Allons droit au but : cette pièce est surement l’un des joyaux du Off à découvrir. Jean-Paul Le Guénic nous présente deux personnages assez peu semblables dans leur culture et qui lentement, mais surement, vont évoluer dans leur perception de l’autre et d’eux-mêmes. Le candidat masculin est interprété par Louis Donval. Il incarne un homme assez manichéen dans sa perception du monde du travail : une femme est surtout faite pour travailler dans les services sociaux tandis que les hommes sont plus aptes à diriger les entreprises et le monde. Et oui, c’est comme ça…. Isabelle Erhart, qui a mis en scène la pièce, interprète une candidate assez ouverte d’esprit et qui découvre effarée la structure mentale “dynosauresque” de son voisin. Ce qui est excitant dans cette pièce, c’est que sous des apparences de pensées ou visions du monde manichéennes, se cache toujours une réalité plus subtile. Les personnages, au fil de leurs échanges, se révèlent plus souples et complexes que l’on pouvait (et craignait de) le croire : ils évoluent tout le long de la pièce et le public aussi change ses jugements sur les personnages. C’est comme si un double mouvement d’évolution des structures mentales s’opérait et sur scène et dans la salle. Prouesse rare au théâtre.
La réussite de cette pièce repose sur deux piliers :
1°) Le texte :
C’est un beau texte, plein d’esprit, de bons mots et visiblement écrit par quelqu’un qui connaît très bien le monde de la grande entreprise. Tout sonne juste et on apprend beaucoup de chose sur les directeurs de grandes entreprises et les commerciaux. Les sonorités des phrases sont belles. Il y a de la musicalité dans cette pièce. il y a aussi beaucoup d’humour : on rit de certaines visions du monde des personnages et on sourit beaucoup après avoir été estomaqué par des réparties dont on ne doute pas qu’elles trouvent, hélas, leur place dans le monde du travail.
2°) Les acteurs :
– Louis Donval donne à son personnage toute la lassitude, la gêne, les certitudes, les hésitations et les troubles résultant de sa confrontation à cette femme si moderne par rapport à lui. L’acteur est captivant par sa diction, ses silences, ses replis comme sonnant une défaite, puis ses élans redonnant souffle à son personnage.
– Isabelle Erhart construit un personnage sympathique en prise avec les poncifs d’un homme du passé. Elle donne à son personnage une force et une présence captivante. Ses regards, ses intonations, sa gestuelle sonnent toujours juste.
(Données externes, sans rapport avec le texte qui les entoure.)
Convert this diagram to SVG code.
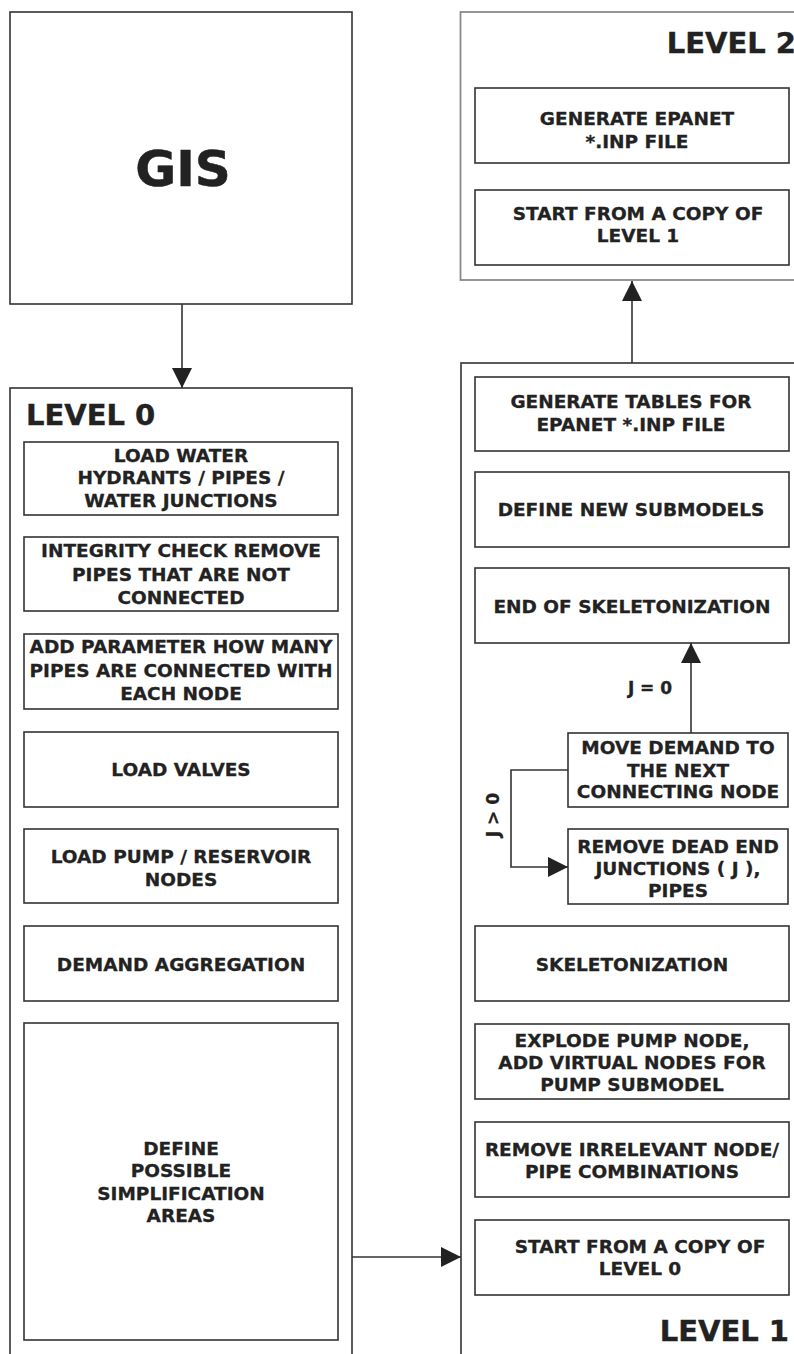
<svg xmlns="http://www.w3.org/2000/svg" width="794" height="1354" viewBox="0 0 794 1354">
<defs>
<style>
.bg{fill:#fff}
.box{fill:#fff;stroke:#333;stroke-width:1.6}
.outer{fill:#fff;stroke:#333;stroke-width:1.6}
.outer2{fill:#fff;stroke:#8a8a8a;stroke-width:1.8}
.t{font-family:"DejaVu Sans","Verdana",sans-serif;font-weight:bold;font-size:18.5px;fill:#222;stroke:#222;stroke-width:0.3;text-anchor:middle}
.big{font-family:"DejaVu Sans","Verdana",sans-serif;font-weight:bold;font-size:29px;fill:#222;stroke:#222;stroke-width:0.4}
.gis{font-family:"DejaVu Sans","Verdana",sans-serif;font-weight:bold;font-size:50px;fill:#222;stroke:#222;stroke-width:0.5;text-anchor:middle}
.lbl{font-family:"DejaVu Sans","Verdana",sans-serif;font-weight:bold;font-size:17px;fill:#222;stroke:#222;stroke-width:0.3;text-anchor:middle}
.con{fill:none;stroke:#333;stroke-width:1.6}
</style>
<marker id="ah" markerUnits="userSpaceOnUse" markerWidth="20" markerHeight="20" refX="20" refY="10" orient="auto" viewBox="0 0 20 20">
<path d="M0,0 L20,10 L0,20 z" fill="#222"/>
</marker>
</defs>
<rect class="bg" x="0" y="0" width="794" height="1354"/>

<g id="gis">
<rect class="box" x="10" y="12" width="342" height="292"/>
<text class="gis" x="183" y="186">GIS</text>
</g>

<g id="level0">
<rect class="outer" x="10" y="388" width="342" height="1000"/>
<text class="big" x="26" y="425">LEVEL 0</text>
</g>

<g id="l0-load-water">
<rect class="box" x="24" y="442" width="314" height="73"/>
<text class="t" x="181" y="462">LOAD WATER</text>
<text class="t" x="181" y="484">HYDRANTS / PIPES /</text>
<text class="t" x="181" y="507">WATER JUNCTIONS</text>
</g>
<g id="l0-integrity">
<rect class="box" x="24" y="537" width="314" height="74"/>
<text class="t" x="181" y="557">INTEGRITY CHECK REMOVE</text>
<text class="t" x="181" y="581">PIPES THAT ARE NOT</text>
<text class="t" x="181" y="604">CONNECTED</text>
</g>
<g id="l0-parameter">
<rect class="box" x="24" y="634" width="314" height="75"/>
<text class="t" x="181" y="653">ADD PARAMETER HOW MANY</text>
<text class="t" x="181" y="677">PIPES ARE CONNECTED WITH</text>
<text class="t" x="181" y="700">EACH NODE</text>
</g>
<g id="l0-valves">
<rect class="box" x="24" y="732" width="314" height="75"/>
<text class="t" x="181" y="776">LOAD VALVES</text>
</g>
<g id="l0-pump">
<rect class="box" x="24" y="829" width="314" height="74"/>
<text class="t" x="181" y="863">LOAD PUMP / RESERVOIR</text>
<text class="t" x="181" y="886">NODES</text>
</g>
<g id="l0-demand">
<rect class="box" x="24" y="926" width="314" height="75"/>
<text class="t" x="181" y="971">DEMAND AGGREGATION</text>
</g>
<g id="l0-define">
<rect class="box" x="24" y="1023" width="314" height="317"/>
<text class="t" x="181" y="1155">DEFINE</text>
<text class="t" x="181" y="1177">POSSIBLE</text>
<text class="t" x="181" y="1200">SIMPLIFICATION</text>
<text class="t" x="181" y="1222">AREAS</text>
</g>

<g id="level1">
<rect class="outer" x="461" y="363" width="400" height="1100"/>
<text class="big" x="789" y="1341" text-anchor="end">LEVEL 1</text>
</g>
<g id="l1-tables">
<rect class="box" x="475" y="377" width="314" height="74"/>
<text class="t" x="631" y="408">GENERATE TABLES FOR</text>
<text class="t" x="631" y="431">EPANET *.INP FILE</text>
</g>
<g id="l1-submodels">
<rect class="box" x="475" y="472" width="314" height="75"/>
<text class="t" x="631" y="516">DEFINE NEW SUBMODELS</text>
</g>
<g id="l1-end">
<rect class="box" x="475" y="568" width="314" height="75"/>
<text class="t" x="632" y="613">END OF SKELETONIZATION</text>
</g>
<g id="l1-move">
<rect class="box" x="568" y="733" width="220" height="74"/>
<text class="t" x="678" y="754">MOVE DEMAND TO</text>
<text class="t" x="678" y="777">THE NEXT</text>
<text class="t" x="678" y="798">CONNECTING NODE</text>
</g>
<g id="l1-remove-dead">
<rect class="box" x="568" y="829" width="220" height="75"/>
<text class="t" x="678" y="853">REMOVE DEAD END</text>
<text class="t" x="678" y="875">JUNCTIONS ( J ),</text>
<text class="t" x="678" y="897">PIPES</text>
</g>
<g id="l1-skeleton">
<rect class="box" x="475" y="926" width="314" height="75"/>
<text class="t" x="632" y="971">SKELETONIZATION</text>
</g>
<g id="l1-explode">
<rect class="box" x="475" y="1024" width="314" height="75"/>
<text class="t" x="632" y="1047">EXPLODE PUMP NODE,</text>
<text class="t" x="632" y="1069">ADD VIRTUAL NODES FOR</text>
<text class="t" x="632" y="1091">PUMP SUBMODEL</text>
</g>
<g id="l1-irrelevant">
<rect class="box" x="475" y="1122" width="314" height="75"/>
<text class="t" x="632" y="1156">REMOVE IRRELEVANT NODE/</text>
<text class="t" x="632" y="1178">PIPE COMBINATIONS</text>
</g>
<g id="l1-copy">
<rect class="box" x="475" y="1220" width="314" height="75"/>
<text class="t" x="640" y="1253">START FROM A COPY OF</text>
<text class="t" x="640" y="1275">LEVEL 0</text>
</g>

<g id="level2">
<rect class="outer2" x="460.5" y="12" width="400" height="268"/>
<text class="big" x="796" y="53" text-anchor="end">LEVEL 2</text>
</g>
<g id="l2-generate">
<rect class="box" x="475" y="88" width="314" height="75"/>
<text class="t" x="637" y="125">GENERATE EPANET</text>
<text class="t" x="637" y="148">*.INP FILE</text>
</g>
<g id="l2-copy">
<rect class="box" x="475" y="190" width="314" height="75"/>
<text class="t" x="638" y="220">START FROM A COPY OF</text>
<text class="t" x="638" y="242">LEVEL 1</text>
</g>

<g id="connectors">
<path class="con" d="M182,304 V388" marker-end="url(#ah)"/>
<path class="con" d="M352,1257 H461" marker-end="url(#ah)"/>
<path class="con" d="M632,363 V281" marker-end="url(#ah)"/>
<path class="con" d="M691,733 V643" marker-end="url(#ah)"/>
<path class="con" d="M568,770 H511 V867 H568" marker-end="url(#ah)"/>
<text class="lbl" x="650" y="694">J = 0</text>
<text class="lbl" transform="translate(499,815) rotate(-90)" x="0" y="0">J &gt; 0</text>
</g>
</svg>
Toujours prête à offrir des cookies, elle met le public de son côté….
Très vite, les deux acteurs accrochent l’attention du public qui assiste à leurs échanges. On se plait à les écouter car les voir et les entendre génèrent un réel plaisir théâtral. Leur charisme est indéniable.
La mise en scène quant à elle est sobre. L’action se passe exclusivement dans une salle de réunion devenue salle d’attente, difficile dans ce contexte de construire une mise en scène complexe. Néanmoins, force est de constater que l’on ne s’ennuie pas une seconde pendant cette représentation. Les affiches promotionnelles de XOrex sont assez réussies dans le cynisme.
“Le recrutement” est un beau joyau du festival. Il surprend en permanence le public car derrière une apparence manichéenne de l’univers mental des personnage se révèlent d’incessantes complexités. Je ne vous raconterai pas la fin de la pièce mais vous ne serez pas déçu.
“Le recrutement” a lieu au théâtre des Amants à 21 heures 45.
Le texte est édité aux Editions du Petit Théâtre de Vallières.